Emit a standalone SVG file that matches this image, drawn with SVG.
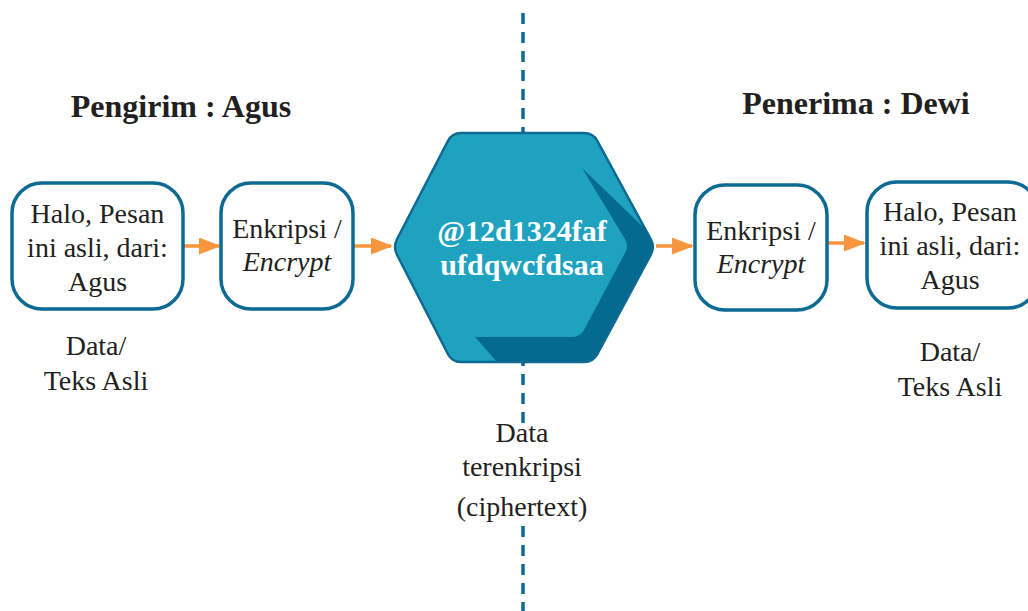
<svg xmlns="http://www.w3.org/2000/svg" width="1028" height="611" viewBox="0 0 1028 611">
  <style>
    .box { fill: #ffffff; stroke: #0d6a93; stroke-width: 3.5; }
    .t { font-family: "Liberation Serif", "Times New Roman", serif; font-size: 28px; fill: #231f20; text-anchor: middle; }
    .title { font-family: "Liberation Serif", "Times New Roman", serif; font-size: 32px; font-weight: bold; fill: #231f20; text-anchor: middle; }
    .hext { font-family: "Liberation Serif", "Times New Roman", serif; font-size: 30px; font-weight: bold; fill: #ffffff; text-anchor: middle; }
    .arrow { stroke: #f7963f; stroke-width: 3.5; fill: none; marker-end: url(#ah); }
    .divider { stroke: #0d6a93; stroke-width: 3.5; stroke-dasharray: 11 8; fill: none; }
  </style>
  <defs>
    <marker id="ah" markerUnits="userSpaceOnUse" markerWidth="22" markerHeight="17" refX="20" refY="8.5" orient="auto">
      <path d="M0,0 L22,8.5 L0,17 Z" fill="#f7963f"/>
    </marker>
    <clipPath id="hexclip">
      <path d="M397.1,239 L447.9,141 Q452,133 461,133 L584,133 Q593,133 597.3,140.9 L650.7,239.1 Q655,247 650.7,254.9 L597.3,354.1 Q593,362 584,362 L461,362 Q452,362 447.9,354 L397.1,255 Q393,247 397.1,239 Z"/>
    </clipPath>
  </defs>

  <rect width="1028" height="611" fill="#ffffff"/>

  <g id="divider">
    <line class="divider" x1="523" y1="13" x2="523" y2="611"/>
  </g>

  <g id="titles">
    <text class="title" x="181" y="117">Pengirim : Agus</text>
    <text class="title" x="856" y="114">Penerima : Dewi</text>
  </g>

  <g id="connectors">
    <line class="arrow" x1="184" y1="246" x2="219" y2="246"/>
    <line class="arrow" x1="354" y1="246" x2="391" y2="246"/>
    <line class="arrow" x1="656" y1="246" x2="692" y2="246"/>
    <line class="arrow" x1="828" y1="243" x2="864" y2="243"/>
  </g>

  <g id="plaintext-sender">
    <rect class="box" x="12" y="183" width="171" height="126" rx="30"/>
    <text class="t" x="97.5" y="223">Halo, Pesan</text>
    <text class="t" x="97.5" y="257">ini asli, dari:</text>
    <text class="t" x="97.5" y="291">Agus</text>
    <text class="t" x="96" y="355">Data/</text>
    <text class="t" x="96" y="390">Teks Asli</text>
  </g>

  <g id="encrypt-sender">
    <rect class="box" x="221" y="183" width="132" height="126" rx="30"/>
    <text class="t" x="287" y="238">Enkripsi /</text>
    <text class="t" x="287" y="271" font-style="italic">Encrypt</text>
  </g>

  <g id="ciphertext">
    <path d="M397.1,239 L447.9,141 Q452,133 461,133 L584,133 Q593,133 597.3,140.9 L650.7,239.1 Q655,247 650.7,254.9 L597.3,354.1 Q593,362 584,362 L461,362 Q452,362 447.9,354 L397.1,255 Q393,247 397.1,239 Z" fill="#1ea2c0"/>
    <path clip-path="url(#hexclip)" d="M582,168 L700,282 L700,380 L513,380 L475,337 L572,337 Q580,337 584,330 L625,253 Q629,246 625,239 Z" fill="#06698f"/>
    <path d="M397.1,239 L447.9,141 Q452,133 461,133 L584,133 Q593,133 597.3,140.9 L650.7,239.1 Q655,247 650.7,254.9 L597.3,354.1 Q593,362 584,362 L461,362 Q452,362 447.9,354 L397.1,255 Q393,247 397.1,239 Z" fill="none" stroke="#0d6a93" stroke-width="2.5"/>
    <text class="hext" x="522" y="241">@12d1324faf</text>
    <text class="hext" x="522" y="275">ufdqwcfdsaa</text>
    <rect x="450" y="423" width="146" height="95" fill="#ffffff"/>
    <text class="t" x="522" y="442">Data</text>
    <text class="t" x="522" y="476">terenkripsi</text>
    <text class="t" x="522" y="516">(ciphertext)</text>
  </g>

  <g id="encrypt-receiver">
    <rect class="box" x="695" y="185" width="132" height="125" rx="30"/>
    <text class="t" x="761" y="240">Enkripsi /</text>
    <text class="t" x="761" y="273" font-style="italic">Encrypt</text>
  </g>

  <g id="plaintext-receiver">
    <rect class="box" x="867" y="182" width="171" height="126" rx="30"/>
    <text class="t" x="950" y="221">Halo, Pesan</text>
    <text class="t" x="950" y="255">ini asli, dari:</text>
    <text class="t" x="950" y="289">Agus</text>
    <text class="t" x="950" y="361">Data/</text>
    <text class="t" x="950" y="396">Teks Asli</text>
  </g>
</svg>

■ PROBLEM STATEMENT: Quote the data above in full and without alteration; skip the pictures.

■ TASK RESULT:
Emit a standalone SVG file that matches this image, drawn with SVG.
<svg xmlns="http://www.w3.org/2000/svg" width="1028" height="611" viewBox="0 0 1028 611">
  <style>
    .box { fill: #ffffff; stroke: #0d6a93; stroke-width: 3.5; }
    .t { font-family: "Liberation Serif", "Times New Roman", serif; font-size: 28px; fill: #231f20; text-anchor: middle; }
    .title { font-family: "Liberation Serif", "Times New Roman", serif; font-size: 32px; font-weight: bold; fill: #231f20; text-anchor: middle; }
    .hext { font-family: "Liberation Serif", "Times New Roman", serif; font-size: 30px; font-weight: bold; fill: #ffffff; text-anchor: middle; }
    .arrow { stroke: #f7963f; stroke-width: 3.5; fill: none; marker-end: url(#ah); }
    .divider { stroke: #0d6a93; stroke-width: 3.5; stroke-dasharray: 11 8; fill: none; }
  </style>
  <defs>
    <marker id="ah" markerUnits="userSpaceOnUse" markerWidth="22" markerHeight="17" refX="20" refY="8.5" orient="auto">
      <path d="M0,0 L22,8.5 L0,17 Z" fill="#f7963f"/>
    </marker>
    <clipPath id="hexclip">
      <path d="M397.1,239 L447.9,141 Q452,133 461,133 L584,133 Q593,133 597.3,140.9 L650.7,239.1 Q655,247 650.7,254.9 L597.3,354.1 Q593,362 584,362 L461,362 Q452,362 447.9,354 L397.1,255 Q393,247 397.1,239 Z"/>
    </clipPath>
  </defs>

  <rect width="1028" height="611" fill="#ffffff"/>

  <g id="divider">
    <line class="divider" x1="523" y1="13" x2="523" y2="611"/>
  </g>

  <g id="titles">
    <text class="title" x="181" y="117">Pengirim : Agus</text>
    <text class="title" x="856" y="114">Penerima : Dewi</text>
  </g>

  <g id="connectors">
    <line class="arrow" x1="184" y1="246" x2="219" y2="246"/>
    <line class="arrow" x1="354" y1="246" x2="391" y2="246"/>
    <line class="arrow" x1="656" y1="246" x2="692" y2="246"/>
    <line class="arrow" x1="828" y1="243" x2="864" y2="243"/>
  </g>

  <g id="plaintext-sender">
    <rect class="box" x="12" y="183" width="171" height="126" rx="30"/>
    <text class="t" x="97.5" y="223">Halo, Pesan</text>
    <text class="t" x="97.5" y="257">ini asli, dari:</text>
    <text class="t" x="97.5" y="291">Agus</text>
    <text class="t" x="96" y="355">Data/</text>
    <text class="t" x="96" y="390">Teks Asli</text>
  </g>

  <g id="encrypt-sender">
    <rect class="box" x="221" y="183" width="132" height="126" rx="30"/>
    <text class="t" x="287" y="238">Enkripsi /</text>
    <text class="t" x="287" y="271" font-style="italic">Encrypt</text>
  </g>

  <g id="ciphertext">
    <path d="M397.1,239 L447.9,141 Q452,133 461,133 L584,133 Q593,133 597.3,140.9 L650.7,239.1 Q655,247 650.7,254.9 L597.3,354.1 Q593,362 584,362 L461,362 Q452,362 447.9,354 L397.1,255 Q393,247 397.1,239 Z" fill="#1ea2c0"/>
    <path clip-path="url(#hexclip)" d="M582,168 L700,282 L700,380 L513,380 L475,337 L572,337 Q580,337 584,330 L625,253 Q629,246 625,239 Z" fill="#06698f"/>
    <path d="M397.1,239 L447.9,141 Q452,133 461,133 L584,133 Q593,133 597.3,140.9 L650.7,239.1 Q655,247 650.7,254.9 L597.3,354.1 Q593,362 584,362 L461,362 Q452,362 447.9,354 L397.1,255 Q393,247 397.1,239 Z" fill="none" stroke="#0d6a93" stroke-width="2.5"/>
    <text class="hext" x="522" y="241">@12d1324faf</text>
    <text class="hext" x="522" y="275">ufdqwcfdsaa</text>
    <rect x="450" y="423" width="146" height="95" fill="#ffffff"/>
    <text class="t" x="522" y="442">Data</text>
    <text class="t" x="522" y="476">terenkripsi</text>
    <text class="t" x="522" y="516">(ciphertext)</text>
  </g>

  <g id="encrypt-receiver">
    <rect class="box" x="695" y="185" width="132" height="125" rx="30"/>
    <text class="t" x="761" y="240">Enkripsi /</text>
    <text class="t" x="761" y="273" font-style="italic">Encrypt</text>
  </g>

  <g id="plaintext-receiver">
    <rect class="box" x="867" y="182" width="171" height="126" rx="30"/>
    <text class="t" x="950" y="221">Halo, Pesan</text>
    <text class="t" x="950" y="255">ini asli, dari:</text>
    <text class="t" x="950" y="289">Agus</text>
    <text class="t" x="950" y="361">Data/</text>
    <text class="t" x="950" y="396">Teks Asli</text>
  </g>
</svg>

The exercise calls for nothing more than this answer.